» **Do this**
Each line from the top of the listing through the one holding "deep_levels = [-38.7, -40.4]" should be restated word for word, with nothing added and no pictures.

» **Data section**
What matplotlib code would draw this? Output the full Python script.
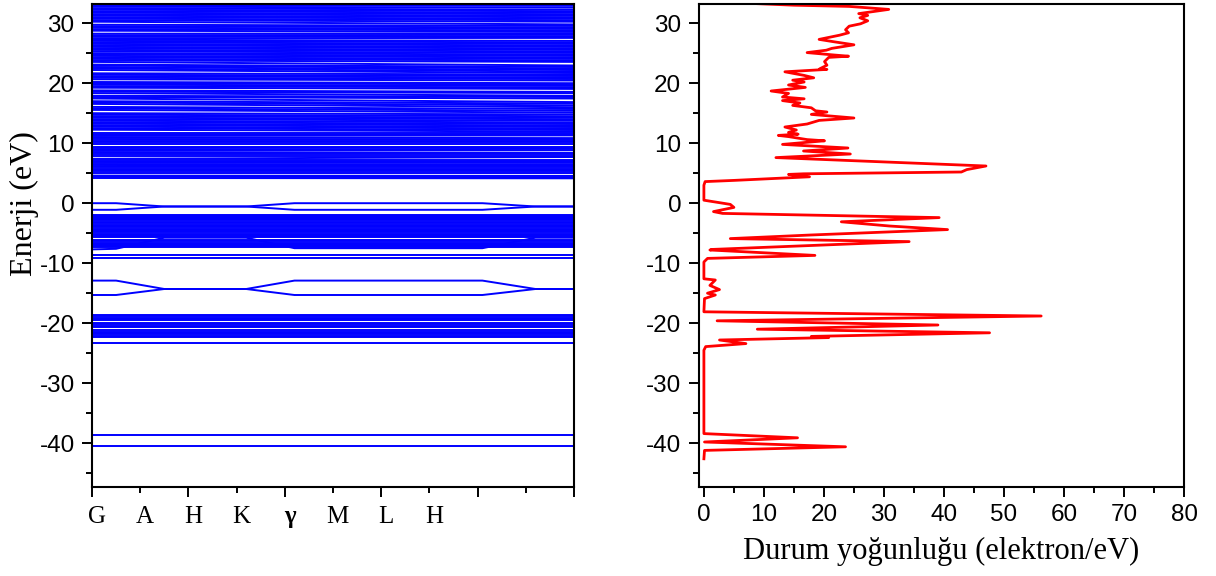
import numpy as np
import matplotlib
matplotlib.use('Agg')
import matplotlib.pyplot as plt

plt.rcParams['axes.unicode_minus'] = False

# band structure: k path (x axis runs 0..5, label every 0.5)
k_labels = ['G', 'A', 'H', 'K', 'γ', 'M', 'L', 'H']
k_label_pos = [0.0, 0.5, 1.0, 1.5, 2.0, 2.5, 3.0, 3.5]

# dispersive bands, energies (eV) at these k nodes
k_nodes = [0.0, 0.25, 0.75, 1.6, 2.1, 4.05, 4.6, 5.0]
vb_top_upper = [0.0, 0.0, -0.55, -0.55, 0.0, 0.0, -0.55, -0.55]
vb_top_lower = [-1.1, -1.1, -0.55, -0.55, -1.1, -1.1, -0.55, -0.55]
vb_mid_lower = [-7.7, -7.6, -5.75, -5.75, -7.5, -7.5, -5.75, -5.75]
core_upper = [-12.9, -12.9, -14.3, -14.3, -12.9, -12.9, -14.3, -14.3]
core_lower = [-15.3, -15.3, -14.3, -14.3, -15.3, -15.3, -14.3, -14.3]

# nearly flat bands (eV)
vb_levels = [-1.9, -2.1, -2.3, -2.5, -2.7, -2.85, -3.15, -3.35, -3.55, -3.75,
             -3.95, -4.25, -4.45, -4.65, -4.85, -5.05, -5.25, -5.45, -5.6,
             -6.15, -6.35, -6.55, -6.75, -6.95, -7.15, -7.35, -8.65, -9.05]
semicore_levels = [-18.65, -18.85, -19.05, -19.25, -19.45, -20.0, -20.2, -20.4,
                   -20.6, -21.2, -21.4, -21.6, -21.8, -22.05, -22.35, -23.3]
deep_levels = [-38.7, -40.4]

# conduction bands: energy at G (k=0) and at the path end (k=5)
cb_start = [4.2, 4.4, 4.6, 5.05, 5.3, 5.5, 5.75, 6.0, 6.2, 6.45, 6.7, 6.95, 7.2, 7.4,
            7.95, 8.2, 8.45, 8.7, 8.95, 9.2, 9.45, 9.95, 10.2, 10.45, 10.7, 10.95,
            11.2, 11.45, 11.7, 12.25, 12.5, 12.75, 13.0, 13.25, 13.5, 13.75, 14.0,
            14.25, 14.5, 14.75, 15.0, 15.55, 15.8, 16.05, 16.55, 16.8, 17.0, 17.45,
            17.7, 17.9, 18.35, 18.6, 18.8, 19.25, 19.5, 19.75, 20.0, 20.2, 20.65,
            20.9, 21.15, 21.4, 21.65, 22.2, 22.45, 22.7, 22.95, 23.1, 23.55, 23.8,
            24.05, 24.3, 24.55, 24.8, 25.0, 25.3, 25.55, 25.8, 26.05, 26.3, 26.55,
            26.8, 27.05, 27.25, 27.5, 27.75, 28.0, 28.25, 28.75, 29.0, 29.25, 29.5,
            29.75, 30.25, 30.5, 30.75, 31.0, 31.25, 31.5, 31.75, 32.0, 32.25, 32.5,
            32.75, 33.0, 33.25]
cb_end = [4.15, 4.35, 4.55, 5.05, 5.3, 5.5, 5.75, 6.0, 6.25, 6.5, 6.75, 7.0, 7.2, 7.7,
          7.95, 8.2, 8.4, 8.85, 9.05, 9.25, 9.45, 9.95, 10.2, 10.45, 10.65, 10.85,
          11.3, 11.5, 11.7, 11.95, 12.2, 12.45, 12.7, 12.95, 13.2, 13.45, 13.75,
          14.0, 14.25, 14.5, 14.8, 15.1, 15.4, 15.7, 16.0, 16.3, 16.6, 16.85,
          17.45, 17.7, 17.9, 18.35, 18.55, 19.05, 19.3, 19.55, 19.8, 20.0, 20.45,
          20.7, 20.95, 21.2, 21.45, 21.7, 21.95, 22.2, 22.45, 22.7, 22.95, 23.55,
          23.8, 24.05, 24.3, 24.55, 24.8, 25.05, 25.3, 25.55, 25.8, 26.05, 26.3,
          26.55, 26.8, 27.05, 27.55, 27.8, 28.05, 28.3, 28.55, 28.8, 29.05, 29.3,
          29.55, 29.8, 30.25, 30.5, 30.75, 31.0, 31.25, 31.5, 31.75, 32.0, 32.25,
          32.6, 32.9, 33.2]

# density of states: energy (eV) and DOS (electron/eV), read top to bottom
dos_energy = [33.4, 33.0, 32.8, 32.3, 31.6, 31.3, 30.9, 30.4, 29.9, 29.5, 28.9, 28.4,
              28.0, 27.3, 26.9, 26.4, 25.8, 25.5, 25.1, 24.7, 24.5, 24.3, 23.6, 23.0,
              22.4, 22.3, 21.9, 21.3, 20.9, 20.5, 20.2, 19.7, 19.3, 18.7, 18.3, 17.7,
              17.4, 17.1, 16.7, 16.3, 15.9, 15.4, 15.2, 14.8, 14.2, 13.8, 13.2, 12.7,
              12.2, 11.8, 11.5, 11.3, 11.1, 10.6, 10.4, 9.8, 9.2, 8.7, 8.2, 7.6,
              6.2, 5.6, 5.2, 4.9, 4.8, 4.4, 3.8, 3.6, 3.0, 0.5, 0.2, -0.2, -0.7,
              -1.4, -1.7, -2.4, -3.1, -3.8, -4.4, -5.3, -5.9, -6.4, -7.7, -7.8, -8.7,
              -9.2, -9.8, -12.6, -12.8, -13.7, -14.4, -15.0, -15.3, -15.9, -18.1,
              -18.8, -19.6, -20.3, -21.0, -21.6, -22.2, -22.4, -22.8, -23.4, -23.9,
              -24.5, -38.4, -39.1, -39.8, -40.6, -41.2, -42.6]
dos_value = [5.5, 15.0, 24.2, 30.8, 25.8, 27.3, 26.0, 27.3, 26.1, 24.2, 23.6, 24.1,
             22.6, 19.2, 21.7, 25.0, 21.3, 20.4, 17.2, 21.7, 24.1, 20.8, 20.1, 20.5,
             19.3, 20.5, 13.5, 16.7, 18.3, 14.8, 16.7, 14.1, 16.9, 11.2, 14.1, 13.1,
             16.7, 13.1, 16.0, 14.8, 17.9, 18.6, 20.5, 17.9, 25.0, 19.2, 17.2, 13.5,
             15.4, 14.1, 15.7, 12.4, 14.1, 17.2, 20.1, 13.1, 24.0, 16.6, 24.4, 12.0,
             47.0, 43.8, 42.9, 16.6, 14.1, 17.6, 5.0, 0.2, 0.0, 0.0, 1.9, 4.4, 5.0,
             1.6, 3.1, 39.2, 22.9, 30.9, 40.6, 17.8, 4.4, 34.2, 1.5, 1.0, 18.5,
             0.6, 0.0, 0.0, 1.9, 1.0, 2.6, 0.6, 1.9, 0.1, 0.0,
             56.2, 2.2, 39.0, 8.9, 47.6, 17.9, 20.8, 2.6, 7.0, 0.3,
             0.0, 0.0, 15.6, 0.1, 23.6, 0.1, 0.0]

sans = 'Liberation Sans'
serif = 'Liberation Serif'
band_color = '#0000ff'
dos_color = '#ff0000'
ylim = (-47.3, 33.2)

fig = plt.figure(figsize=(12.16, 5.76), dpi=100)
ax1 = fig.add_axes([92 / 1216, 1 - 487 / 576, 482 / 1216, 483 / 576])
ax2 = fig.add_axes([698.5 / 1216, 1 - 487 / 576, 485.5 / 1216, 483 / 576])

# left: band structure
lw = 1.4
for band in [vb_top_upper, vb_top_lower, vb_mid_lower, core_upper, core_lower]:
    ax1.plot(k_nodes, band, color=band_color, lw=lw)
ax1.hlines(vb_levels + semicore_levels + deep_levels, 0, 5, color=band_color, lw=lw)
for e0, e1 in zip(cb_start, cb_end):
    ax1.plot([0, 5], [e0, e1], color=band_color, lw=lw)

ax1.set_xlim(0, 5)
ax1.set_ylim(*ylim)
ax1.set_xticks(np.arange(0, 5.01, 1))
ax1.set_xticks(np.arange(0.5, 5, 1), minor=True)
ax1.set_xticklabels([])
for pos, lbl in zip(k_label_pos, k_labels):
    ax1.text(pos + 0.05, -0.074, lbl, transform=ax1.get_xaxis_transform(),
             ha='center', va='baseline', fontsize=18, family=serif,
             fontweight='bold' if lbl == 'γ' else 'normal')
fig.text(24 / 1216, 1 - 204 / 576, 'Enerji (eV)', rotation=90, ha='center',
         va='center', fontsize=23, family=serif)

# right: DOS
ax2.plot(dos_value, dos_energy, color=dos_color, lw=2.0)
ax2.set_xlim(-0.9, 80)
ax2.set_ylim(*ylim)
ax2.set_xticks(np.arange(0, 81, 10))
ax2.set_xticks(np.arange(5, 80, 10), minor=True)
ax2.set_xlabel('Durum yoğunluğu (elektron/eV)', fontsize=22, family=serif)
ax2.xaxis.label.set_va('baseline')
ax2.xaxis.set_label_coords(0.5, -0.149)

for ax in (ax1, ax2):
    ax.set_yticks(np.arange(-40, 31, 10))
    ax.set_yticks(np.arange(-45, 33, 5), minor=True)
    ax.tick_params(which='major', direction='out', length=7.5, width=1.4,
                   labelsize=17.5, pad=5)
    ax.tick_params(which='minor', direction='out', length=4, width=1.4)
    for spine in ax.spines.values():
        spine.set_linewidth(1.5)
    for t in ax.get_xticklabels() + ax.get_yticklabels():
        t.set_family(sans)

fig.savefig('out.png', dpi=100)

» **Task solution**
What matplotlib code would draw this? Output the full Python script.
import numpy as np
import matplotlib
matplotlib.use('Agg')
import matplotlib.pyplot as plt

plt.rcParams['axes.unicode_minus'] = False

# band structure: k path (x axis runs 0..5, label every 0.5)
k_labels = ['G', 'A', 'H', 'K', 'γ', 'M', 'L', 'H']
k_label_pos = [0.0, 0.5, 1.0, 1.5, 2.0, 2.5, 3.0, 3.5]

# dispersive bands, energies (eV) at these k nodes
k_nodes = [0.0, 0.25, 0.75, 1.6, 2.1, 4.05, 4.6, 5.0]
vb_top_upper = [0.0, 0.0, -0.55, -0.55, 0.0, 0.0, -0.55, -0.55]
vb_top_lower = [-1.1, -1.1, -0.55, -0.55, -1.1, -1.1, -0.55, -0.55]
vb_mid_lower = [-7.7, -7.6, -5.75, -5.75, -7.5, -7.5, -5.75, -5.75]
core_upper = [-12.9, -12.9, -14.3, -14.3, -12.9, -12.9, -14.3, -14.3]
core_lower = [-15.3, -15.3, -14.3, -14.3, -15.3, -15.3, -14.3, -14.3]

# nearly flat bands (eV)
vb_levels = [-1.9, -2.1, -2.3, -2.5, -2.7, -2.85, -3.15, -3.35, -3.55, -3.75,
             -3.95, -4.25, -4.45, -4.65, -4.85, -5.05, -5.25, -5.45, -5.6,
             -6.15, -6.35, -6.55, -6.75, -6.95, -7.15, -7.35, -8.65, -9.05]
semicore_levels = [-18.65, -18.85, -19.05, -19.25, -19.45, -20.0, -20.2, -20.4,
                   -20.6, -21.2, -21.4, -21.6, -21.8, -22.05, -22.35, -23.3]
deep_levels = [-38.7, -40.4]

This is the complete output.